>> start DATA

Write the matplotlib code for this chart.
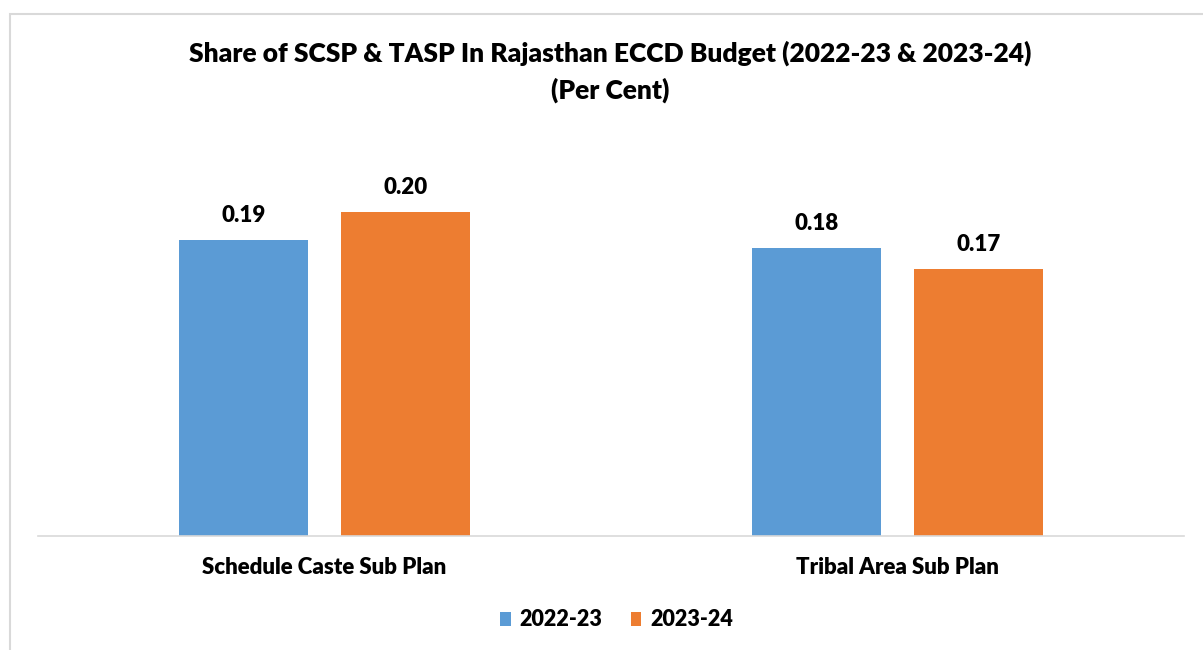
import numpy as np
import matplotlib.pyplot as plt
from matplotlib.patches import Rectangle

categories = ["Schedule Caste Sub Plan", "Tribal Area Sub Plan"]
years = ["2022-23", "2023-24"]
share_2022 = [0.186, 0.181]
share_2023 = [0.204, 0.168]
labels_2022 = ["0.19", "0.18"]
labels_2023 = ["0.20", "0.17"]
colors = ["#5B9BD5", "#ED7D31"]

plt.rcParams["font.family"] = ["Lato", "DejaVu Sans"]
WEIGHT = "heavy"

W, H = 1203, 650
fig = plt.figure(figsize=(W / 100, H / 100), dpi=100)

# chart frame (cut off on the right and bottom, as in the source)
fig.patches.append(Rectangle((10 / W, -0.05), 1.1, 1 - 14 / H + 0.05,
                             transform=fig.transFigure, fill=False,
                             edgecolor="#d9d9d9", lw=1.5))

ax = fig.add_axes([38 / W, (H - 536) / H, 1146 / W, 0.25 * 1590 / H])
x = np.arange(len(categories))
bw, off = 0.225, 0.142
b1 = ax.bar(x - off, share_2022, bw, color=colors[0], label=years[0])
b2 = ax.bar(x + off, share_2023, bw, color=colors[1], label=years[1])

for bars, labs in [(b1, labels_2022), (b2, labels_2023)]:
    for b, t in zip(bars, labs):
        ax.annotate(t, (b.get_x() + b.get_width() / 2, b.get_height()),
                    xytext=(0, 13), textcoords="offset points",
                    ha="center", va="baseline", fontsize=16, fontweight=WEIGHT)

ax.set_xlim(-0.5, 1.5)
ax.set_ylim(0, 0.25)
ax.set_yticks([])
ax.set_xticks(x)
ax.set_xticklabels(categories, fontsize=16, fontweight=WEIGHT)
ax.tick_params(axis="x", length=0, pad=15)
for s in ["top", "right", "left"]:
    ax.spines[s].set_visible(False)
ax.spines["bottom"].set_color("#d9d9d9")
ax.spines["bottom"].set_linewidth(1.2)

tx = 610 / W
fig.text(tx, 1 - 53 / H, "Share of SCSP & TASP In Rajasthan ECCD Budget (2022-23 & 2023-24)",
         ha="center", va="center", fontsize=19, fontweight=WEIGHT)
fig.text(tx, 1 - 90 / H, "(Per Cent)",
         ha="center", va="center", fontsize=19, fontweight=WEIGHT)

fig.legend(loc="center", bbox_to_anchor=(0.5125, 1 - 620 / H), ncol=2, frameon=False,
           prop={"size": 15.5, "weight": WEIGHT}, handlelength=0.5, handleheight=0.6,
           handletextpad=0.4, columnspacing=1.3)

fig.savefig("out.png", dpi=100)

>> end DATA

- _YOUR TASK_:
In your copy of the listing above, reproduce each line exactly and omit all pictures.

- _FINAL RESULT_:
Write the matplotlib code for this chart.
import numpy as np
import matplotlib.pyplot as plt
from matplotlib.patches import Rectangle

categories = ["Schedule Caste Sub Plan", "Tribal Area Sub Plan"]
years = ["2022-23", "2023-24"]
share_2022 = [0.186, 0.181]
share_2023 = [0.204, 0.168]
labels_2022 = ["0.19", "0.18"]
labels_2023 = ["0.20", "0.17"]
colors = ["#5B9BD5", "#ED7D31"]

plt.rcParams["font.family"] = ["Lato", "DejaVu Sans"]
WEIGHT = "heavy"

W, H = 1203, 650
fig = plt.figure(figsize=(W / 100, H / 100), dpi=100)

# chart frame (cut off on the right and bottom, as in the source)
fig.patches.append(Rectangle((10 / W, -0.05), 1.1, 1 - 14 / H + 0.05,
                             transform=fig.transFigure, fill=False,
                             edgecolor="#d9d9d9", lw=1.5))

ax = fig.add_axes([38 / W, (H - 536) / H, 1146 / W, 0.25 * 1590 / H])
x = np.arange(len(categories))
bw, off = 0.225, 0.142
b1 = ax.bar(x - off, share_2022, bw, color=colors[0], label=years[0])
b2 = ax.bar(x + off, share_2023, bw, color=colors[1], label=years[1])

for bars, labs in [(b1, labels_2022), (b2, labels_2023)]:
    for b, t in zip(bars, labs):
        ax.annotate(t, (b.get_x() + b.get_width() / 2, b.get_height()),
                    xytext=(0, 13), textcoords="offset points",
                    ha="center", va="baseline", fontsize=16, fontweight=WEIGHT)

ax.set_xlim(-0.5, 1.5)
ax.set_ylim(0, 0.25)
ax.set_yticks([])
ax.set_xticks(x)
ax.set_xticklabels(categories, fontsize=16, fontweight=WEIGHT)
ax.tick_params(axis="x", length=0, pad=15)
for s in ["top", "right", "left"]:
    ax.spines[s].set_visible(False)
ax.spines["bottom"].set_color("#d9d9d9")
ax.spines["bottom"].set_linewidth(1.2)

tx = 610 / W
fig.text(tx, 1 - 53 / H, "Share of SCSP & TASP In Rajasthan ECCD Budget (2022-23 & 2023-24)",
         ha="center", va="center", fontsize=19, fontweight=WEIGHT)
fig.text(tx, 1 - 90 / H, "(Per Cent)",
         ha="center", va="center", fontsize=19, fontweight=WEIGHT)

fig.legend(loc="center", bbox_to_anchor=(0.5125, 1 - 620 / H), ncol=2, frameon=False,
           prop={"size": 15.5, "weight": WEIGHT}, handlelength=0.5, handleheight=0.6,
           handletextpad=0.4, columnspacing=1.3)

fig.savefig("out.png", dpi=100)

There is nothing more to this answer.